When you need new chainrings, you’d be better off just replacing your rings with 10-speed rings. They will work better on your 10-speed crank with the 11-speed drivetrain than will SRAM 11-speed chainrings made for removable spiders or for the Red crank with one spider arm integrated with the crankarm.
― Lennard

Dear Lennard,
I always apply lithium grease to bolts before torqueing unless the part comes with instructions to use Loctite, and I’ve always greased stem bolts. Recently a titanium stem bolt broke while torqueing and the replacement bolt from the manufacturer (Deda) came with a strip of dry blue Loctite. What gives? Should stem bolts be greased or ‘Loctite-ed’ before torqueing? Do you have any guiding principles on when to Loctite and when to grease bolts on high end bikes?
— David

Dear David,
Titanium bolts in particular need to be treated differently than steel bolts. Titanium has a tendency to gall, seize, and tear. The issue is worst when dry, and grease can also be insufficient to prevent this from happening.

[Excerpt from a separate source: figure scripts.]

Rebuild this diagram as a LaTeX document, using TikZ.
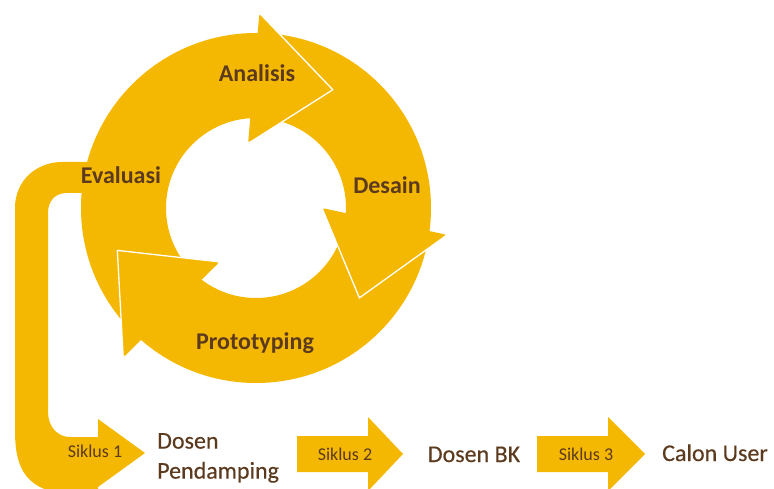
\documentclass[tikz,border=0pt]{standalone}
\usepackage{fontspec}
\setmainfont{Carlito}
\newfontfamily\heavyfont[FakeBold=0.3]{Carlito}
\usepackage{tikz}
\usetikzlibrary{calc}

\definecolor{gold}{RGB}{245,184,2}
\definecolor{bark}{RGB}{92,58,30}

\tikzset{
  cyc/.style={font=\fontsize{24}{28}\selectfont\bfseries, text=bark, inner sep=0pt, anchor=base},
  siklus/.style={font=\fontsize{18}{22}\selectfont, text=bark, inner sep=0pt, anchor=base},
  tahap/.style={font=\heavyfont\fontsize{24}{30}\selectfont, text=bark, inner sep=0pt, anchor=base},
  rim/.style={white, line width=1.3pt, line join=round}
}

\begin{document}
\begin{tikzpicture}[x=1pt,y=-1pt]
  \useasboundingbox (0,0) rectangle (774,489);
  \clip (0,0) rectangle (774,489);
  \coordinate (c) at (256,208);

  % bent arrow from the cycle down to Siklus 1
  \fill[gold] (130,162) -- (62,162) .. controls (37,162) and (15,180) .. (15,208)
    -- (15,430) .. controls (15,470) and (26,492) .. (75,495) -- (98,495)
    -- (98,487) -- (145,453) -- (98,419) -- (98,437) -- (70,437)
    .. controls (57,437) and (48,426) .. (48,412) -- (48,213)
    .. controls (48,201) and (55,193) .. (67,193) -- (130,193) -- cycle;

  % ring
  \fill[gold, even odd rule] (c) circle (175) (c) circle (90);

  % heads, angles clockwise since y points down
  \fill[gold, rounded corners=3pt, shift={(c)}] (-97:65) -- (-57:141) -- (-89:195) -- cycle;
  \draw[rim, shift={(c)}] (-97:65) -- (-57:141) -- (-89:195);

  \fill[gold, rounded corners=3pt, shift={(c)}] (0:66) -- (41:137) -- (8:193) -- cycle;
  \draw[rim, shift={(c)}] (0:66) -- (41:137) -- (8:193);

  \fill[gold, rounded corners=3pt, shift={(c)}] (124:65) -- (163:145) -- (131.6:200) -- cycle;
  \draw[rim, shift={(c)}] (124:65) -- (163:145) -- (131.6:200);

  % Siklus 2 and 3
  \fill[gold] (297,436) -- (368,436) -- (368,417) -- (403,454) -- (368,491) -- (368,472) -- (297,472) -- cycle;
  \fill[gold] (537,436) -- (608,436) -- (608,417) -- (645,454) -- (608,491) -- (608,472) -- (537,472) -- cycle;

  \node[cyc] (analisis) at (257,82) {Analisis};
  \node[cyc] (evaluasi) at (121,184) {Evaluasi};
  \node[cyc] (desain) at (387,194) {Desain};
  \node[cyc] (proto) at (255,349) {Prototyping};

  \node[siklus] (s1) at (95,457) {Siklus 1};
  \node[siklus] (s2) at (345,460) {Siklus 2};
  \node[siklus] (s3) at (586,460) {Siklus 3};

  \node[tahap, anchor=north west, align=left] (pendamping) at (157,433) {Dosen\\Pendamping};
  \node[tahap] (bk) at (474,462) {Dosen BK};
  \node[tahap, anchor=base west] (user) at (662,461) {Calon User};
\end{tikzpicture}
\end{document}
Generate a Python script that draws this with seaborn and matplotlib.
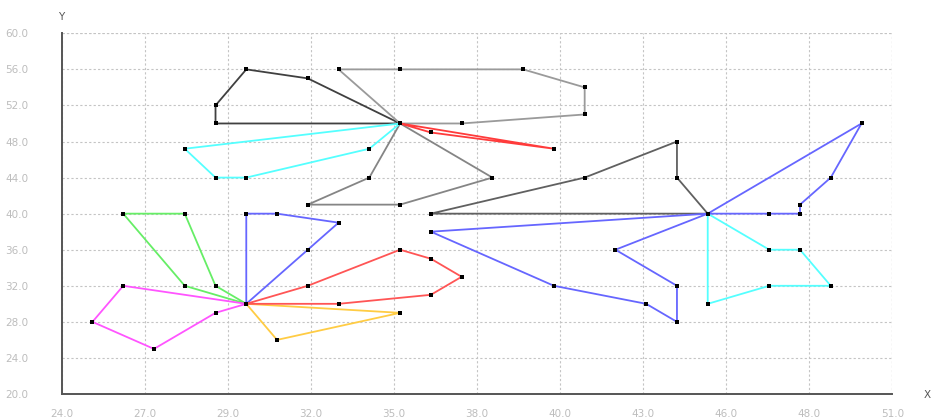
import numpy as np
import pandas as pd
import matplotlib
matplotlib.use("Agg")
import matplotlib.pyplot as plt
import seaborn as sns

# Depots
depot_a = (35, 50)
depot_b = (45, 40)
depot_c = (30, 30)

# Vehicle routes: ordered stops, each loop starts and ends at its depot
route_black = [depot_a, (32, 55), (30, 56), (29, 52), (29, 50), depot_a]
route_silver = [depot_a, (33, 56), (35, 56), (39, 56), (41, 54), (41, 51), (37, 50), depot_a]
route_red_a = [depot_a, (36, 49), (40, 47.2), depot_a]
route_cyan_a = [depot_a, (28, 47.2), (29, 44), (30, 44), (34, 47.2), depot_a]
route_gray = [depot_a, (34, 44), (32, 41), (35, 41), (38, 44), depot_a]
route_dark = [depot_b, (44, 44), (44, 48), (41, 44), (36, 40), depot_b]
route_blue_b1 = [depot_b, (47, 40), (48, 40), (48, 41), (49, 44), (50, 50), depot_b]
route_blue_b2 = [depot_b, (42, 36), (44, 32), (44, 28), (43, 30), (40, 32), (36, 38), depot_b]
route_cyan_b = [depot_b, (47, 36), (48, 36), (49, 32), (47, 32), (45, 30), depot_b]
route_green = [depot_c, (29, 32), (28, 40), (26, 40), (28, 32), depot_c]
route_blue_c = [depot_c, (30, 40), (31, 40), (33, 39), (32, 36), depot_c]
route_red_c = [depot_c, (32, 32), (35, 36), (36, 35), (37, 33), (36, 31), (33, 30), depot_c]
route_gold = [depot_c, (35, 29), (31, 26), depot_c]
route_magenta = [depot_c, (29, 29), (27, 25), (25, 28), (26, 32), depot_c]

routes = {
    "black": route_black,
    "silver": route_silver,
    "gray": route_gray,
    "dark": route_dark,
    "cyan_a": route_cyan_a,
    "cyan_b": route_cyan_b,
    "green": route_green,
    "magenta": route_magenta,
    "gold": route_gold,
    "blue_b1": route_blue_b1,
    "blue_b2": route_blue_b2,
    "blue_c": route_blue_c,
    "red_c": route_red_c,
    "red_a": route_red_a,
}

route_colors = {
    "black": "#404040",
    "silver": "#9a9a9a",
    "gray": "#858585",
    "dark": "#606060",
    "cyan_a": "#55ffff",
    "cyan_b": "#55ffff",
    "green": "#66ee66",
    "magenta": "#ff55ff",
    "gold": "#ffcc44",
    "blue_b1": "#6666ff",
    "blue_b2": "#6666ff",
    "blue_c": "#6666ff",
    "red_c": "#ff5555",
    "red_a": "#ff3b3b",
}

x_tick_labels = ["24.0", "27.0", "29.0", "32.0", "35.0", "38.0",
                 "40.0", "43.0", "46.0", "48.0", "51.0"]
y_tick_labels = ["20.0", "24.0", "28.0", "32.0", "36.0", "40.0",
                 "44.0", "48.0", "52.0", "56.0", "60.0"]

rows = []
for name, stops in routes.items():
    for i, (x, y) in enumerate(stops):
        rows.append({"route": name, "step": i, "x": x, "y": y})
df = pd.DataFrame(rows)
stops_df = df.drop_duplicates(subset=["x", "y"])

sns.set_theme(style="white")
plt.rcParams["font.family"] = ["DejaVu Sans"]

fig = plt.figure(figsize=(9.33, 4.18), dpi=100)
ax = fig.add_axes([61.7 / 933, 1 - 394 / 418, (892.3 - 61.7) / 933, (394 - 33.3) / 418])

sns.lineplot(data=df, x="x", y="y", hue="route", palette=route_colors,
             sort=False, estimator=None, legend=False, linewidth=1.3, ax=ax)
sns.scatterplot(data=stops_df, x="x", y="y", color="black", marker="s",
                s=10, linewidth=0, zorder=5, ax=ax)

ax.set_xlim(24, 51)
ax.set_ylim(20, 60)
ax.set_xticks(np.linspace(24, 51, 11))
ax.set_xticklabels(x_tick_labels)
ax.set_yticks(np.linspace(20, 60, 11))
ax.set_yticklabels(y_tick_labels)
ax.set_xlabel("")
ax.set_ylabel("")

ax.grid(True, color="#c4c4c4", linestyle=(0, (2, 2)), linewidth=0.8)
ax.set_axisbelow(True)
for side in ("top", "right"):
    ax.spines[side].set_visible(False)
for side in ("left", "bottom"):
    ax.spines[side].set_color("#555555")
    ax.spines[side].set_linewidth(1.4)

ax.tick_params(axis="both", length=0, labelsize=7.5, labelcolor="#bdbdbd")
ax.tick_params(axis="y", pad=24)
ax.tick_params(axis="x", pad=11)

# Outer grid edges (top and right)
ax.axhline(60, color="#c4c4c4", linestyle=(0, (2, 2)), linewidth=0.8, zorder=0)
ax.axvline(51, color="#c4c4c4", linestyle=(0, (2, 2)), linewidth=0.8, zorder=0)

fig.text(61.5 / 933, 1 - 16.5 / 418, "Y", ha="center", va="center",
         fontsize=7.5, color="#555555")
fig.text(931 / 933, 1 - 395 / 418, "X", ha="right", va="center",
         fontsize=7.5, color="#555555")

fig.savefig("out.png", dpi=100)
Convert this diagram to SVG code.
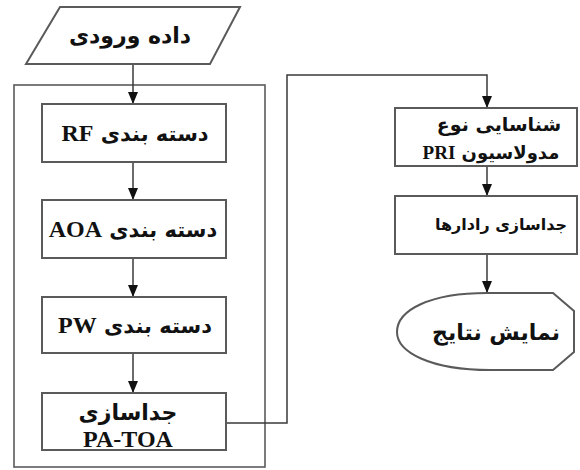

What you need on a titanium bolt is anti-seize compound specifically designed for titanium threads. Finish Line Anti-Seize Assembly Lubricant is the ticket for this. This is grease with copper flakes in it to ensure that the threads continue to slide on each other as the tightening torque increases.

Deda could not have shipped the bolts with anti-seize grease on it, so it did the next best thing, providing dried threadlock compound on them. This will also be fairly effective at preventing galling and seizing. Furthermore, you can still put Finish Line Anti-Seize Assembly Lubricant on those bolts; there is no reason to remove the dry threadlocker.
― Lennard

Regarding road disc brakes last week:

Dear Lennard,
I’ve worked in and out of the industry for a number of years and still it seems odd to see discs on road bikes.

None the less, they are here, perfect or not. Yesterday I saw Chris D. from Specialized on what seemed to be a prototype disc cover. Please see the photo [above].
— Patrick

Dear Lennard,
The current hub-bub has reminded of this article.

Safety first!
— Joe

Dear Joe,
Yes! Thanks for reminding me of that article; I loved it back when it came out in 2014!
― Lennard

Dear Lennard,
There is a third option no one mentions concerning disc brakes on road bikes. That option is a disc only on the front. Considering the large differential in the work a front brake does versus rear, putting a disc on the front would give a rider almost all of the stronger braking benefits of a pair of discs. But the risk of injury would be greatly reduced. One would assume that the risk would be cut in half, but I think that is not true. In crashes, the front wheel rarely is elevated and freely rotating. Whereas the rear wheel often is. The risk should be well less than half — something to consider. (Campy has long understood that the front brake needs more power than the rear with its “differential” brakeset.)

BTW, and regarding MTB, I sure wish I had the option to save some weight and run a front disc paired with a rim brake.
— Will

Regarding thumb pain from two weeks ago:

Dear Lennard,
You posted a thread discussing thumb pain. One man sent you a picture of his custom-fabricated thumb splint. The splint was well made and the man was pleased with the result achieved. However, had his therapist known the man was going to use the splint primarily for cycling, he/she would have likely fabricated a dorsal version of the splint for him. His picture shows a palm-based splint, which uses the palm as a foundation for thumb immobilization. One can get the same result with the foundation provided over the back (dorsum) of the hand. I believe a dorsal version would be more comfortable while weight bearing through the arms on handlebars. In addition, a palmar based splint might cause a small arm length discrepancy, which may lead to postural problems, neck pain, etc. Another option, his therapist could fit him with a neoprene or elastic splint with a rigid aluminum insert to support the thumb. If the soft splint works as well as the hard one, it would be much more comfortable than the rigid version.